Borrowing by small U.S. firms in February rose from a month prior, but was down from the year earlier as business owners remained cautious about investing amid policy uncertainty, data released on Monday showed.
The Thomson Reuters/PayNet Small Business Lending Index for February registered 132.9, unadjusted for seasonal trends, up from 124.2 but down 4 percent from last February.
Movements in the index typically correspond with changes in gross domestic product growth a quarter or two ahead.
Bets that U.S. President Donald Trump's planned tax cuts will boost corporate profits have lifted U.S. equities since his November election.
But prospects for other Trump policies, including a bid to change national health insurance laws that failed earlier this month, have increased uncertainty.
"The private companies are still looking for the right time and the right conditions to put their money to work again," said Bill Phelan, PayNet's chief executive and founder. "They don't have the confidence to go all in."

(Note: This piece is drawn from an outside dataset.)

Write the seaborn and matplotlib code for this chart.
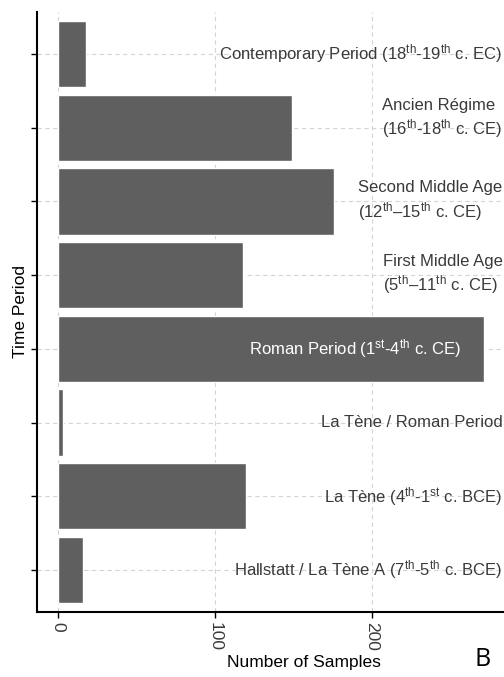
import matplotlib
matplotlib.use("Agg")
import matplotlib.pyplot as plt
import seaborn as sns
import pandas as pd

# -------------------------------
# Data
# -------------------------------
periods = [
    "Contemporary",
    "Ancien Regime",
    "Second Middle Age",
    "First Middle Age",
    "Roman",
    "La Tene / Roman",
    "La Tene",
    "Hallstatt / La Tene A",
]
samples = [18, 149, 176, 118, 271, 3, 120, 16]
labels = [
    r"Contemporary Period (18$^{\rm th}$-19$^{\rm th}$ c. EC)",
    "Ancien Régime\n" + r"(16$^{\rm th}$-18$^{\rm th}$ c. CE)",
    "Second Middle Age\n" + r"(12$^{\rm th}$–15$^{\rm th}$ c. CE)",
    "First Middle Age\n" + r"(5$^{\rm th}$–11$^{\rm th}$ c. CE)",
    r"Roman Period (1$^{\rm st}$-4$^{\rm th}$ c. CE)",
    "La Tène / Roman Period",
    r"La Tène (4$^{\rm th}$-1$^{\rm st}$ c. BCE)",
    r"Hallstatt / La Tène A (7$^{\rm th}$-5$^{\rm th}$ c. BCE)",
]
x_ticks = [0, 100, 200]

df = pd.DataFrame({"period": periods, "samples": samples})

# -------------------------------
# Style
# -------------------------------
sns.set_style("white")
plt.rcParams["font.family"] = ["Liberation Sans", "DejaVu Sans"]
plt.rcParams["mathtext.fontset"] = "custom"
plt.rcParams["mathtext.rm"] = "Liberation Sans"
plt.rcParams["mathtext.it"] = "Liberation Sans:italic"
plt.rcParams["mathtext.bf"] = "Liberation Sans:bold"

bar_color = "#5f5f5f"
text_color = "#3a3a3a"

fig = plt.figure(figsize=(5.04, 6.77), dpi=100)
ax = fig.add_axes([37 / 504, 65 / 677, 1 - 37 / 504, 600 / 677])

sns.barplot(data=df, x="samples", y="period", orient="h", color=bar_color,
            saturation=1, width=0.9, ax=ax, zorder=2)

ax.set_xlim(-13.4, 284)
ax.set_ylim(len(periods) - 0.43, -0.57)

# gridlines
ax.set_axisbelow(True)
ax.grid(True, color="#d4d4d4", linestyle=(0, (4, 3)), linewidth=0.8)

# ticks
ax.set_xticks(x_ticks)
ax.set_xticklabels([str(t) for t in x_ticks], rotation=-90, fontsize=12.5,
                   color=text_color)
ax.set_yticks(range(len(periods)))
ax.set_yticklabels([])
ax.tick_params(axis="both", direction="out", length=4, width=1, color="black",
               left=True, bottom=True)

for side in ["top", "right"]:
    ax.spines[side].set_visible(False)
for side in ["left", "bottom"]:
    ax.spines[side].set_color("black")
    ax.spines[side].set_linewidth(1.5)

ax.set_xlabel("Number of Samples", fontsize=12.5, color="black")
ax.xaxis.set_label_coords((304 - 37) / 467, -0.072)
ax.set_ylabel("Time Period", fontsize=12.5, color="black")
ax.yaxis.set_label_coords(-0.019, 0.5)

# period labels
for i, lab in enumerate(labels):
    if periods[i] == "Roman":
        ax.text(257, i, lab, ha="right", va="center", color="white",
                fontsize=12, zorder=3)
    else:
        yy = i - 0.12 if periods[i] == "Ancien Regime" else i
        ax.text(283, yy, lab, ha="right", va="center", color=text_color,
                fontsize=12, multialignment="left", linespacing=1.25, zorder=3)

fig.text(483 / 504, 17 / 677, "B", fontsize=18, family="Open Sans",
         color="black", ha="center", va="center")

fig.savefig("out.png", dpi=100)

Small business borrowing is a key barometer of growth because small companies tend to do much of the hiring that drives economic gains.
Meanwhile, the number of companies falling behind on paying back existing debts has stayed low, PayNet data also showed. The share of loans more than 30 days past due was 1.67 percent in February, unchanged from January.
PayNet collects real-time loan information such as originations and delinquencies from more than 325 leading U.S. lenders.